Friday, August 12, 2016

MIFF #12: THE DEMONS

Felix, a bright ten year old boy, absorbs pretty much everything around him in his quiet outer neighbourhood of Montreal and it makes him worry. His observations of his father's intimacy a female family friend stop short of anything damning but not knowing all of it only makes it worse. He worries about his own sexuality as he puts a more gullible boy through an increasingly edgy role play game. He worries that that experience might have given him AIDS. Worse, the boy he played that game with (and who is subjected to a cruel prank later) is abducted, raped and murdered by a local paedophile and is haunted by the boy's gaze in the dark of his room at night. The demons of the title are made of this.

And so on. Woven through this are scenes of genuine warmth and others of astutely observed behaviour with the sense of a continuum between childhood and adulthood increasingly evident. There is real energy at work to this. One scene involves Felix and his two siblings physically coming between their parents during a severe shouting match which travels from room to room until collapsing in a believable group hug of regret and exhaustion. It's not just the impressive choreography involved and the expert lensing but the question that arises in the viewer about what he or she would have done as a child in that situation. The paedophile's seduction of the boy is appropriately nauseating as it begins to take and the predator's power engorges.

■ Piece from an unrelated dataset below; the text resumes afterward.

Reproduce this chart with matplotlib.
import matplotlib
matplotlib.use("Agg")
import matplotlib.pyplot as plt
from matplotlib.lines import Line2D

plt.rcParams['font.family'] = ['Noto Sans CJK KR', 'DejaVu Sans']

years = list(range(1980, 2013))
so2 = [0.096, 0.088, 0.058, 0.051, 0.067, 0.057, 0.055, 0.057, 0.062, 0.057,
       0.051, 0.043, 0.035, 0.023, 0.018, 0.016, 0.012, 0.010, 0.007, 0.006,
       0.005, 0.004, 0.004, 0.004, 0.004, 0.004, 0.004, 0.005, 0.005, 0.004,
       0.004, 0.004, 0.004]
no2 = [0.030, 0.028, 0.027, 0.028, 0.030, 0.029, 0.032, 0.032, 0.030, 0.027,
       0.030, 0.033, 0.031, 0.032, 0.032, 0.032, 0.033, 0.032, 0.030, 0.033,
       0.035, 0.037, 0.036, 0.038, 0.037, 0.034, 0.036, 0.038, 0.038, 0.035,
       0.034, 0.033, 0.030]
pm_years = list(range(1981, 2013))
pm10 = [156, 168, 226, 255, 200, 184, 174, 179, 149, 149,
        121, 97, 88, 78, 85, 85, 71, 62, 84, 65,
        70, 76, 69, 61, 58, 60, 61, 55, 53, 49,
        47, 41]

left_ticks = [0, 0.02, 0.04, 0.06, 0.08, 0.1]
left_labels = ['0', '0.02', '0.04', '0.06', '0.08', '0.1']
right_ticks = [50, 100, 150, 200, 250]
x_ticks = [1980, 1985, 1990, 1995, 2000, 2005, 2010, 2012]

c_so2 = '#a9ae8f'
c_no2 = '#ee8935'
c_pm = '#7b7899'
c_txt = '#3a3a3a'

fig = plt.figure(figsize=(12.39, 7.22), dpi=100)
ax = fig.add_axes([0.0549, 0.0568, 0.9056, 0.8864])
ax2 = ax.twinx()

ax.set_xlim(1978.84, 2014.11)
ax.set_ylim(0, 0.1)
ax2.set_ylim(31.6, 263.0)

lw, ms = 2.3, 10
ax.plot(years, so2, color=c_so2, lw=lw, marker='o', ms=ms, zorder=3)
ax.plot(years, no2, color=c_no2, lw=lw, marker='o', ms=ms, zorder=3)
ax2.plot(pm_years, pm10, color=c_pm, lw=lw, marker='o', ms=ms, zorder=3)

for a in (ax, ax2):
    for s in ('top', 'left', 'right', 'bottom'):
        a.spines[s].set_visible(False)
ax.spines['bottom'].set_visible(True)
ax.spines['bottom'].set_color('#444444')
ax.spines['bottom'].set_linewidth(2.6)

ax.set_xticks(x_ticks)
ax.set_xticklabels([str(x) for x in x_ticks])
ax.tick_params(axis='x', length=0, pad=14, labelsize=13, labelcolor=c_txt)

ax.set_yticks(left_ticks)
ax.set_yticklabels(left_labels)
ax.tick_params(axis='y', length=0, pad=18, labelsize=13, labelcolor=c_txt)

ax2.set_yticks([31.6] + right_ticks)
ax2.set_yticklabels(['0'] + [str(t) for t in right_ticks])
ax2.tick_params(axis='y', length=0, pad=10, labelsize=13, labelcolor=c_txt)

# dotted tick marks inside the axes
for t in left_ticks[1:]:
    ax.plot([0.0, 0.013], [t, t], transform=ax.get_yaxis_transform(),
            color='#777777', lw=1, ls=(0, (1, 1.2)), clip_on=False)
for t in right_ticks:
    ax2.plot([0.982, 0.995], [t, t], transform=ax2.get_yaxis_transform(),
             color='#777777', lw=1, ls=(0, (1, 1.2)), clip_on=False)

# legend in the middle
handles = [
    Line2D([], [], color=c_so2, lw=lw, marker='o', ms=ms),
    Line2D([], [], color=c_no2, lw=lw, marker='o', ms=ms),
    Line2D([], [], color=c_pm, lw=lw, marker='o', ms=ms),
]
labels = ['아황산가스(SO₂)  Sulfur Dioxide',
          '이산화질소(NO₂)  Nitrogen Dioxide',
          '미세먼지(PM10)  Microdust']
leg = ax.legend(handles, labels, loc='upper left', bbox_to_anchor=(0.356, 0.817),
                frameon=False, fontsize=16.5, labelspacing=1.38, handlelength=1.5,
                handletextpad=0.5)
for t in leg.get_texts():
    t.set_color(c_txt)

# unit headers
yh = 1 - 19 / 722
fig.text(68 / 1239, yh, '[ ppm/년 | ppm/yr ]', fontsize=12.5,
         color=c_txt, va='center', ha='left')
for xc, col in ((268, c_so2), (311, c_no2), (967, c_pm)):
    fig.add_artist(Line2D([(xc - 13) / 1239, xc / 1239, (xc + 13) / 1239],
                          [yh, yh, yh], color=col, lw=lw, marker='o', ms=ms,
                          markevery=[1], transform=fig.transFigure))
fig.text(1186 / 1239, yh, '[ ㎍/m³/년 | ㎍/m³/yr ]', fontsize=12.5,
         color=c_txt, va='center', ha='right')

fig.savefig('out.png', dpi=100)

But that's what this film cannot transcend, a group of serious and impressively managed scenes that hit their targets before flatly moving on to the next. There is an overall arc which ends in a poignant moment of affirmation but it left me shrugging. Why? Because this is cover version of early Michael Haneke. One take scenes, often with ostensibly neutral setups, sudden and puzzling use of sourced music, and the overall sense that the chief motivation for every action is pain. I'm not a fan of Haneke but I appreciate the effort he puts into adding real weight to his pieces, building dread with great competence. Here we have dread-shaped Lego blocks arranged in an appealing diorama. But it's still just Lego and we indulge it, perhaps even admire the skill involved. The problem is that where once it was just blocks, Lego developed into a vastly enabling library of figures and movable parts so that we expect the slickness. And the hobby kit arms race just promises greater authenticity while really only delivering more plastic lookalikes. Like this.